------ Data excerpt ------

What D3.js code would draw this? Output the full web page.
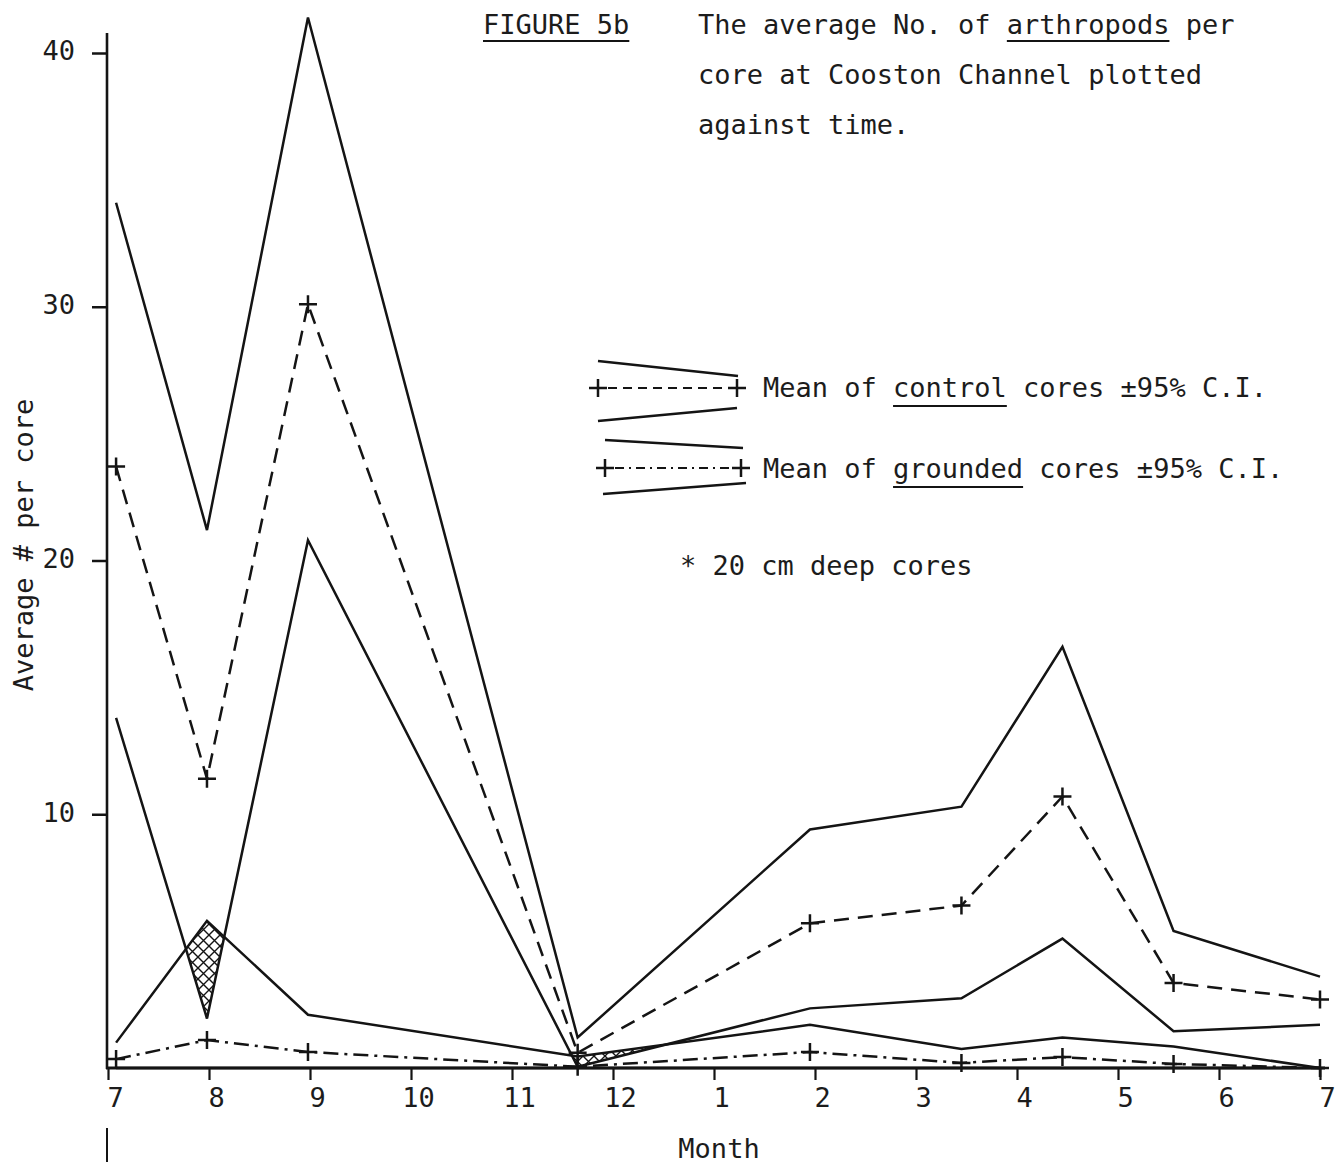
<!DOCTYPE html>
<html>
<head>
<meta charset="utf-8">
<script src="https://cdn.jsdelivr.net/npm/d3@7"></script>
<style>
  body { margin: 0; background: #fff; }
  text { font-family: 'DejaVu Sans Mono', 'Liberation Mono', monospace; fill: #1c1c1c; }
</style>
</head>
<body>
<svg id="chart" width="1341" height="1164"></svg>
<script>
// Month axis: July through the following July
const monthLabels = ["7", "8", "9", "10", "11", "12", "1", "2", "3", "4", "5", "6", "7"];
// Sampling dates, in months after the first July
const sampleTimes = [0.08, 0.98, 1.98, 4.65, 6.95, 8.45, 9.45, 10.55, 12.0];

// Control cores: mean and 95% confidence limits
const controlUpper = [34.1, 21.2, 41.4, 1.2, 9.4, 10.3, 16.6, 5.4, 3.6];
const controlMean  = [23.7, 11.4, 30.1, 0.6, 5.7, 6.4, 10.7, 3.35, 2.7];
const controlLower = [13.8, 1.95, 20.8, 0.05, 2.35, 2.75, 5.1, 1.45, 1.7];

// Grounded cores: mean and 95% confidence limits
const groundedUpper = [1.0, 5.8, 2.1, 0.45, 1.7, 0.75, 1.2, 0.85, 0.0];
const groundedMean  = [0.35, 1.1, 0.63, 0.05, 0.63, 0.2, 0.43, 0.16, 0.0];
const groundedLower = [0, 0, 0, 0, 0, 0, 0, 0, 0];

const yTicks = [10, 20, 30, 40];

const titleLines = [
  "The average No. of arthropods per",
  "core at Cooston Channel plotted",
  "against time."
];

const svg = d3.select("#chart");
const FS = 27;
const INK = "#141414";

const x = d3.scaleLinear().domain([0, 12]).range([108, 1320]);
const y = d3.scaleLinear().domain([0, 40]).range([1068, 53]);

const series = vals => vals.map((v, i) => ({ t: sampleTimes[i], v }));

// hatch pattern for overlapping confidence intervals
const defs = svg.append("defs");
const pat = defs.append("pattern")
  .attr("id", "xhatch").attr("patternUnits", "userSpaceOnUse")
  .attr("width", 11).attr("height", 11);
pat.append("path").attr("d", "M0,0L11,11M0,11L11,0")
  .attr("stroke", INK).attr("stroke-width", 1.4).attr("fill", "none");

const underGrounded = d3.area()
  .x(d => x(d.t)).y0(y(0)).y1(d => y(d.v));
defs.append("clipPath").attr("id", "gclip")
  .append("path").attr("d", underGrounded(series(groundedUpper)));

const aboveControlLower = d3.area()
  .x(d => x(d.t)).y0(d => y(d.v)).y1(0);
svg.append("path")
  .attr("d", aboveControlLower(series(controlLower)))
  .attr("fill", "url(#xhatch)")
  .attr("clip-path", "url(#gclip)");

// axes
const yAxis = d3.axisLeft(y).tickValues(yTicks).tickSize(15).tickSizeOuter(0).tickPadding(17);
const gy = svg.append("g").attr("transform", `translate(${x(0) - 1},0)`).call(yAxis);
gy.select(".domain").remove();
gy.selectAll(".tick line").attr("stroke", INK).attr("stroke-width", 2.5);
gy.selectAll(".tick text").attr("font-size", FS).attr("font-family", null).attr("fill", null).attr("dy", "0.25em");

const xAxis = d3.axisBottom(x).tickValues(d3.range(13)).tickFormat(i => monthLabels[i])
  .tickSize(12).tickSizeOuter(0).tickPadding(8);
const gx = svg.append("g").attr("transform", `translate(0,${y(0)})`).call(xAxis);
gx.select(".domain").remove();
gx.selectAll(".tick line").attr("stroke", INK).attr("stroke-width", 2.2);
gx.selectAll(".tick text").attr("font-size", FS).attr("font-family", null).attr("fill", null).attr("dx", 7);

// axis lines
svg.append("line").attr("x1", x(0) - 1).attr("x2", x(0) - 1).attr("y1", 33).attr("y2", y(0) + 1)
  .attr("stroke", INK).attr("stroke-width", 2.6);
svg.append("line").attr("x1", x(0) - 2).attr("x2", 1325).attr("y1", y(0)).attr("y2", y(0))
  .attr("stroke", INK).attr("stroke-width", 3);
svg.append("line").attr("x1", x(0) - 1).attr("x2", x(0) - 1).attr("y1", 1128).attr("y2", 1162)
  .attr("stroke", INK).attr("stroke-width", 2);

// series lines
const line = d3.line().x(d => x(d.t)).y(d => y(d.v));
const drawLine = (vals, dash) => svg.append("path")
  .attr("d", line(series(vals)))
  .attr("fill", "none").attr("stroke", INK).attr("stroke-width", 2.5)
  .attr("stroke-linejoin", "miter")
  .attr("stroke-dasharray", dash);

drawLine(controlUpper, null);
drawLine(controlLower, null);
drawLine(groundedUpper, null);
drawLine(groundedLower, null);
drawLine(controlMean, "15,9");
drawLine(groundedMean, "15,6,3,6");

const plus = "M-9,0H9M0,-9V9";
const drawMarkers = vals => svg.append("g").selectAll("path")
  .data(series(vals)).join("path")
  .attr("d", plus)
  .attr("transform", d => `translate(${x(d.t)},${y(d.v)})`)
  .attr("stroke", INK).attr("stroke-width", 2.5).attr("fill", "none");
drawMarkers(controlMean);
drawMarkers(groundedMean);

// text helpers
function typed(str, px, py, opts = {}) {
  const t = svg.append("text").attr("x", px).attr("y", py)
    .attr("font-size", opts.size || FS).text(str);
  if (opts.anchor) t.attr("text-anchor", opts.anchor);
  if (opts.transform) t.attr("transform", opts.transform);
  return t;
}
function underline(textSel, str, fromChar, nChars, offset) {
  const cw = textSel.node().getComputedTextLength() / str.length;
  const x0 = +textSel.attr("x") + fromChar * cw;
  const yy = +textSel.attr("y") + offset;
  svg.append("line").attr("x1", x0).attr("x2", x0 + nChars * cw)
    .attr("y1", yy).attr("y2", yy).attr("stroke", INK).attr("stroke-width", 2.2);
  return cw;
}

// title block
const fig = typed("FIGURE 5b", 483, 34);
underline(fig, "FIGURE 5b", 0, 9, 7);
const t1 = typed(titleLines[0], 698, 34);
underline(t1, titleLines[0], titleLines[0].indexOf("arthropods"), 10, 7);
typed(titleLines[1], 698, 84);
typed(titleLines[2], 698, 134);

// legend
function legendEntry(upper, mean, lower, dash, label, word, baseY) {
  svg.append("line").attr("x1", upper[0]).attr("y1", upper[1]).attr("x2", upper[2]).attr("y2", upper[3])
    .attr("stroke", INK).attr("stroke-width", 2.5);
  svg.append("line").attr("x1", lower[0]).attr("y1", lower[1]).attr("x2", lower[2]).attr("y2", lower[3])
    .attr("stroke", INK).attr("stroke-width", 2.5);
  svg.append("line").attr("x1", mean[0] + 10).attr("y1", mean[2]).attr("x2", mean[1] - 10).attr("y2", mean[2])
    .attr("stroke", INK).attr("stroke-width", 2.2).attr("stroke-dasharray", dash);
  [mean[0], mean[1]].forEach(px => svg.append("path").attr("d", plus)
    .attr("transform", `translate(${px},${mean[2]})`)
    .attr("stroke", INK).attr("stroke-width", 2.5).attr("fill", "none"));
  const txt = typed(label, 763, baseY);
  underline(txt, label, label.indexOf(word), word.length, 9);
}
legendEntry([598, 361, 738, 376], [598, 737, 388], [598, 421, 737, 408], "9,6",
  "Mean of control cores ±95% C.I.", "control", 397);
legendEntry([605, 440, 743, 448], [605, 741, 468], [603, 494, 746, 483], "9,5,2,5",
  "Mean of grounded cores ±95% C.I.", "grounded", 478);

typed("* 20 cm deep cores", 680, 575);

// axis titles
typed("Month", 719, 1158, { anchor: "middle" });
typed("Average # per core", 0, 0, { anchor: "middle", transform: "translate(33,545) rotate(-90)" });
</script>
</body>
</html>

------

◆ Task ◆
Restate the listing above word for word, and skip the pictures.

◆ Answer for the task ◆
What D3.js code would draw this? Output the full web page.
<!DOCTYPE html>
<html>
<head>
<meta charset="utf-8">
<script src="https://cdn.jsdelivr.net/npm/d3@7"></script>
<style>
  body { margin: 0; background: #fff; }
  text { font-family: 'DejaVu Sans Mono', 'Liberation Mono', monospace; fill: #1c1c1c; }
</style>
</head>
<body>
<svg id="chart" width="1341" height="1164"></svg>
<script>
// Month axis: July through the following July
const monthLabels = ["7", "8", "9", "10", "11", "12", "1", "2", "3", "4", "5", "6", "7"];
// Sampling dates, in months after the first July
const sampleTimes = [0.08, 0.98, 1.98, 4.65, 6.95, 8.45, 9.45, 10.55, 12.0];

// Control cores: mean and 95% confidence limits
const controlUpper = [34.1, 21.2, 41.4, 1.2, 9.4, 10.3, 16.6, 5.4, 3.6];
const controlMean  = [23.7, 11.4, 30.1, 0.6, 5.7, 6.4, 10.7, 3.35, 2.7];
const controlLower = [13.8, 1.95, 20.8, 0.05, 2.35, 2.75, 5.1, 1.45, 1.7];

// Grounded cores: mean and 95% confidence limits
const groundedUpper = [1.0, 5.8, 2.1, 0.45, 1.7, 0.75, 1.2, 0.85, 0.0];
const groundedMean  = [0.35, 1.1, 0.63, 0.05, 0.63, 0.2, 0.43, 0.16, 0.0];
const groundedLower = [0, 0, 0, 0, 0, 0, 0, 0, 0];

const yTicks = [10, 20, 30, 40];

const titleLines = [
  "The average No. of arthropods per",
  "core at Cooston Channel plotted",
  "against time."
];

const svg = d3.select("#chart");
const FS = 27;
const INK = "#141414";

const x = d3.scaleLinear().domain([0, 12]).range([108, 1320]);
const y = d3.scaleLinear().domain([0, 40]).range([1068, 53]);

const series = vals => vals.map((v, i) => ({ t: sampleTimes[i], v }));

// hatch pattern for overlapping confidence intervals
const defs = svg.append("defs");
const pat = defs.append("pattern")
  .attr("id", "xhatch").attr("patternUnits", "userSpaceOnUse")
  .attr("width", 11).attr("height", 11);
pat.append("path").attr("d", "M0,0L11,11M0,11L11,0")
  .attr("stroke", INK).attr("stroke-width", 1.4).attr("fill", "none");

const underGrounded = d3.area()
  .x(d => x(d.t)).y0(y(0)).y1(d => y(d.v));
defs.append("clipPath").attr("id", "gclip")
  .append("path").attr("d", underGrounded(series(groundedUpper)));

const aboveControlLower = d3.area()
  .x(d => x(d.t)).y0(d => y(d.v)).y1(0);
svg.append("path")
  .attr("d", aboveControlLower(series(controlLower)))
  .attr("fill", "url(#xhatch)")
  .attr("clip-path", "url(#gclip)");

// axes
const yAxis = d3.axisLeft(y).tickValues(yTicks).tickSize(15).tickSizeOuter(0).tickPadding(17);
const gy = svg.append("g").attr("transform", `translate(${x(0) - 1},0)`).call(yAxis);
gy.select(".domain").remove();
gy.selectAll(".tick line").attr("stroke", INK).attr("stroke-width", 2.5);
gy.selectAll(".tick text").attr("font-size", FS).attr("font-family", null).attr("fill", null).attr("dy", "0.25em");

const xAxis = d3.axisBottom(x).tickValues(d3.range(13)).tickFormat(i => monthLabels[i])
  .tickSize(12).tickSizeOuter(0).tickPadding(8);
const gx = svg.append("g").attr("transform", `translate(0,${y(0)})`).call(xAxis);
gx.select(".domain").remove();
gx.selectAll(".tick line").attr("stroke", INK).attr("stroke-width", 2.2);
gx.selectAll(".tick text").attr("font-size", FS).attr("font-family", null).attr("fill", null).attr("dx", 7);

// axis lines
svg.append("line").attr("x1", x(0) - 1).attr("x2", x(0) - 1).attr("y1", 33).attr("y2", y(0) + 1)
  .attr("stroke", INK).attr("stroke-width", 2.6);
svg.append("line").attr("x1", x(0) - 2).attr("x2", 1325).attr("y1", y(0)).attr("y2", y(0))
  .attr("stroke", INK).attr("stroke-width", 3);
svg.append("line").attr("x1", x(0) - 1).attr("x2", x(0) - 1).attr("y1", 1128).attr("y2", 1162)
  .attr("stroke", INK).attr("stroke-width", 2);

// series lines
const line = d3.line().x(d => x(d.t)).y(d => y(d.v));
const drawLine = (vals, dash) => svg.append("path")
  .attr("d", line(series(vals)))
  .attr("fill", "none").attr("stroke", INK).attr("stroke-width", 2.5)
  .attr("stroke-linejoin", "miter")
  .attr("stroke-dasharray", dash);

drawLine(controlUpper, null);
drawLine(controlLower, null);
drawLine(groundedUpper, null);
drawLine(groundedLower, null);
drawLine(controlMean, "15,9");
drawLine(groundedMean, "15,6,3,6");

const plus = "M-9,0H9M0,-9V9";
const drawMarkers = vals => svg.append("g").selectAll("path")
  .data(series(vals)).join("path")
  .attr("d", plus)
  .attr("transform", d => `translate(${x(d.t)},${y(d.v)})`)
  .attr("stroke", INK).attr("stroke-width", 2.5).attr("fill", "none");
drawMarkers(controlMean);
drawMarkers(groundedMean);

// text helpers
function typed(str, px, py, opts = {}) {
  const t = svg.append("text").attr("x", px).attr("y", py)
    .attr("font-size", opts.size || FS).text(str);
  if (opts.anchor) t.attr("text-anchor", opts.anchor);
  if (opts.transform) t.attr("transform", opts.transform);
  return t;
}
function underline(textSel, str, fromChar, nChars, offset) {
  const cw = textSel.node().getComputedTextLength() / str.length;
  const x0 = +textSel.attr("x") + fromChar * cw;
  const yy = +textSel.attr("y") + offset;
  svg.append("line").attr("x1", x0).attr("x2", x0 + nChars * cw)
    .attr("y1", yy).attr("y2", yy).attr("stroke", INK).attr("stroke-width", 2.2);
  return cw;
}

// title block
const fig = typed("FIGURE 5b", 483, 34);
underline(fig, "FIGURE 5b", 0, 9, 7);
const t1 = typed(titleLines[0], 698, 34);
underline(t1, titleLines[0], titleLines[0].indexOf("arthropods"), 10, 7);
typed(titleLines[1], 698, 84);
typed(titleLines[2], 698, 134);

// legend
function legendEntry(upper, mean, lower, dash, label, word, baseY) {
  svg.append("line").attr("x1", upper[0]).attr("y1", upper[1]).attr("x2", upper[2]).attr("y2", upper[3])
    .attr("stroke", INK).attr("stroke-width", 2.5);
  svg.append("line").attr("x1", lower[0]).attr("y1", lower[1]).attr("x2", lower[2]).attr("y2", lower[3])
    .attr("stroke", INK).attr("stroke-width", 2.5);
  svg.append("line").attr("x1", mean[0] + 10).attr("y1", mean[2]).attr("x2", mean[1] - 10).attr("y2", mean[2])
    .attr("stroke", INK).attr("stroke-width", 2.2).attr("stroke-dasharray", dash);
  [mean[0], mean[1]].forEach(px => svg.append("path").attr("d", plus)
    .attr("transform", `translate(${px},${mean[2]})`)
    .attr("stroke", INK).attr("stroke-width", 2.5).attr("fill", "none"));
  const txt = typed(label, 763, baseY);
  underline(txt, label, label.indexOf(word), word.length, 9);
}
legendEntry([598, 361, 738, 376], [598, 737, 388], [598, 421, 737, 408], "9,6",
  "Mean of control cores ±95% C.I.", "control", 397);
legendEntry([605, 440, 743, 448], [605, 741, 468], [603, 494, 746, 483], "9,5,2,5",
  "Mean of grounded cores ±95% C.I.", "grounded", 478);

typed("* 20 cm deep cores", 680, 575);

// axis titles
typed("Month", 719, 1158, { anchor: "middle" });
typed("Average # per core", 0, 0, { anchor: "middle", transform: "translate(33,545) rotate(-90)" });
</script>
</body>
</html>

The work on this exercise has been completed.